/ 10 May 2013

Pirates vs Sundowns: Sun sets on league hopes in clash of former titans

Pirates Vs Sundowns: Sun Sets On League Hopes In Clash Of Former Titans

When the fixture list was released, this clash was supposed to be one of the games that defined the season.

By the end of the first half of their first game, Sundowns fans had reason to believe that this was going to be their year. Within 37 minutes of the start of their MTN 8 quarterfinal, they led Kaizer Chiefs 4-0. Their Dutch coach Johan Neeskens was finally going to deliver what he had been brought for from the famed Barcelona.

Chiefs coach Stuart Baxter seemed a dead man walking, with Chiefs fans doubting if he was the right man to end their eight-year wait for a league trophy and the type of cup success the club had become accustomed to.

How fortunes have turned. Baxter is on course for a league and cup double while Sundowns are being forced to start planning for the new season.

Sundowns' 2012-2013 season unravelled as quickly as the blitz that hit Chiefs. Downs were knocked out in the next round of the tournament by the eventual winners Moroka Swallows. From there it was a downward spiral for billionaire Patrice Motsepe's expensive hobby.
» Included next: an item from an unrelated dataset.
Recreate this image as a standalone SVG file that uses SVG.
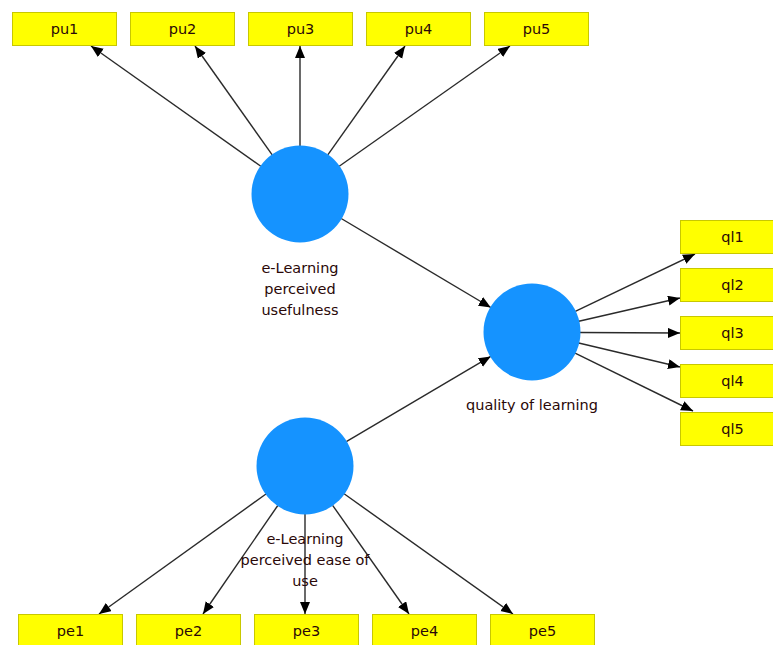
<svg xmlns="http://www.w3.org/2000/svg" width="773" height="645" viewBox="0 0 773 645">
<style>
.box{fill:#ffff00;stroke:#c8c800;stroke-width:1}
.lv{fill:#1593ff}
.bt{font-family:"DejaVu Sans",sans-serif;font-size:14.5px;fill:#2a0808;text-anchor:middle}
.lt{font-family:"DejaVu Sans",sans-serif;font-size:14.5px;fill:#2a0808;text-anchor:middle}
.cn{stroke:#2a2a2a;stroke-width:1.4;fill:none;marker-end:url(#ah)}
</style>
<defs>
<marker id="ah" markerUnits="userSpaceOnUse" markerWidth="14" markerHeight="12" refX="12" refY="5" orient="auto">
<path d="M0,0 L12,5 L0,10 Z" fill="#000"/>
</marker>
</defs>
<rect width="773" height="645" fill="#fff"/>
<g id="connectors">
<line class="cn" x1="260.8" y1="166.3" x2="91" y2="46"/>
<line class="cn" x1="272.2" y1="154.9" x2="195" y2="46"/>
<line class="cn" x1="300" y1="146" x2="300" y2="46"/>
<line class="cn" x1="327.8" y1="154.9" x2="405" y2="46"/>
<line class="cn" x1="339.2" y1="166.3" x2="510" y2="46"/>
<line class="cn" x1="575.3" y1="311.3" x2="695" y2="254"/>
<line class="cn" x1="578.8" y1="321.3" x2="680" y2="298"/>
<line class="cn" x1="580" y1="332.5" x2="680" y2="333"/>
<line class="cn" x1="578.7" y1="343" x2="680" y2="367"/>
<line class="cn" x1="575.1" y1="353.1" x2="693" y2="411"/>
<line class="cn" x1="266" y1="494" x2="99" y2="614"/>
<line class="cn" x1="277.8" y1="505.5" x2="203" y2="614"/>
<line class="cn" x1="305" y1="514" x2="305" y2="614"/>
<line class="cn" x1="332.6" y1="505.3" x2="409" y2="614"/>
<line class="cn" x1="344.1" y1="493.8" x2="513" y2="614"/>
<line class="cn" x1="341.2" y1="218.5" x2="490.8" y2="307.5"/>
<line class="cn" x1="346.3" y1="441.6" x2="490.7" y2="356.4"/>
</g>
<g id="pu">
<circle class="lv" cx="300" cy="194" r="48.5"/>
<text class="lt" x="300" y="273">e-Learning</text>
<text class="lt" x="300" y="294">perceived</text>
<text class="lt" x="300" y="315">usefulness</text>
</g>
<g id="ql">
<circle class="lv" cx="532" cy="332" r="48.5"/>
<text class="lt" x="532" y="410">quality of learning</text>
</g>
<g id="pe">
<circle class="lv" cx="305" cy="466" r="48.5"/>
<text class="lt" x="305" y="544">e-Learning</text>
<text class="lt" x="305" y="565">perceived ease of</text>
<text class="lt" x="305" y="586">use</text>
</g>
<g id="pu1"><rect class="box" x="12.5" y="12.5" width="104" height="33"/><text class="bt" x="64.5" y="34">pu1</text></g>
<g id="pu2"><rect class="box" x="130.5" y="12.5" width="104" height="33"/><text class="bt" x="182.5" y="34">pu2</text></g>
<g id="pu3"><rect class="box" x="248.5" y="12.5" width="104" height="33"/><text class="bt" x="300.5" y="34">pu3</text></g>
<g id="pu4"><rect class="box" x="366.5" y="12.5" width="104" height="33"/><text class="bt" x="418.5" y="34">pu4</text></g>
<g id="pu5"><rect class="box" x="484.5" y="12.5" width="104" height="33"/><text class="bt" x="536.5" y="34">pu5</text></g>
<g id="ql1"><rect class="box" x="680.5" y="220.5" width="104" height="33"/><text class="bt" x="732.5" y="242">ql1</text></g>
<g id="ql2"><rect class="box" x="680.5" y="268.5" width="104" height="33"/><text class="bt" x="732.5" y="290">ql2</text></g>
<g id="ql3"><rect class="box" x="680.5" y="316.5" width="104" height="33"/><text class="bt" x="732.5" y="338">ql3</text></g>
<g id="ql4"><rect class="box" x="680.5" y="364.5" width="104" height="33"/><text class="bt" x="732.5" y="386">ql4</text></g>
<g id="ql5"><rect class="box" x="680.5" y="412.5" width="104" height="33"/><text class="bt" x="732.5" y="434">ql5</text></g>
<g id="pe1"><rect class="box" x="18.5" y="614.5" width="104" height="33"/><text class="bt" x="70.5" y="636">pe1</text></g>
<g id="pe2"><rect class="box" x="136.5" y="614.5" width="104" height="33"/><text class="bt" x="188.5" y="636">pe2</text></g>
<g id="pe3"><rect class="box" x="254.5" y="614.5" width="104" height="33"/><text class="bt" x="306.5" y="636">pe3</text></g>
<g id="pe4"><rect class="box" x="372.5" y="614.5" width="104" height="33"/><text class="bt" x="424.5" y="636">pe4</text></g>
<g id="pe5"><rect class="box" x="490.5" y="614.5" width="104" height="33"/><text class="bt" x="542.5" y="636">pe5</text></g>
</svg>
Baxter will be close to fulfilling the Chiefs' dream of reclaiming glory if Platinum Stars fail to beat Golden Arrows on Saturday, if Orlando Pirates do not claim maximum points when they face Leopards on Wednesday, and if they themselves beat SuperSport United on the same day.

Suffering supporters
Sundowns, under their second coach of the season, Pitso Mosimane, will be hoping to beat Pirates on Saturday, and thus enhance their chances of finishing in the top half of the log. Their revival, if that is what their last two fixtures were, has come too late for Sundowns, Pirates and their suffering supporters.

Sundowns' 5-2 win over haunted Black Leopards on Tuesday should have excited fans and sent a chill down the rest of the league's collective spine. Instead, it is all sound and fury, signifying nothing. Against Leopards, Downs raced off the blocks. They were 3-0 up within the first half an hour.

Fans might be forgiven for choosing not yet to believe that the result portends a new beginning. The memories of demolishing Chiefs as if they were rank amateurs only to be followed by being embarrassed by an ordinary Moroka Swallows will linger even among the most faithful of fans.

Sundowns' season has been the inability to string together more than two wins in succession. The victories against  Leopards and Free State Stars were the first two in a row since the Leopards and Bidvest Wits games in December. Another flaw in the Downs' game plan is that the many individual stars at the club just never seem ready to be a team.

The outcome against Leopards suggested that the players might be close to realising that things tend to work better if they play as a team instead of thinking that the game is a contest of egos.

After last weekend's match, Pirates must have no such problem. In going down 0-1 to TP Mazembe in the cauldron of the Lumumbashi ground of the Democratic Republic of Congo champions, Pirates achieved more love and team spirit than they had done all season.

Team cohesion
All things considered, defeat had never felt so good for those who swear by the black-and-white of Roger de Sa's side.

Considering that the South African champions had played for close to an hour with 10 men after captain Lucky Lekgwathi was shown a red card, and that goalkeeper Senzo Meyiya saved two penalties, the Buccaneers' defeat will forever be part of club folklore.

Had it happened five or six games ago, it might have been the fire Pirates needed to launch a serious assault in defence of their title. Nothing builds team cohesion like going through hardships together and emerging triumphant.

If the sight of fans blowing vuvuzelas and waving club flags at OR Tambo International airport on a Sunday night does not revive the warrior spirit of the Buccaneers, then nothing else will.

Then again, even if Pirates and Sundowns were to discover their spark now, it is too late. With two matches (three for Pirates) to go before the end of the season, their fate lies in others' hands.

For a change, Chiefs fans will not have to decide which of the two sides they hate the most. But they know the title is theirs to lose. They know that their rivals' match is, all things considered, of mere academic value.

As Sundowns or Pirates fans bury their heads in their hands at the end of the fixture and Chiefs' faithful continue enjoying their season, they will be painfully aware that, in the marathon that the league race is, it is not how you start but how you finish.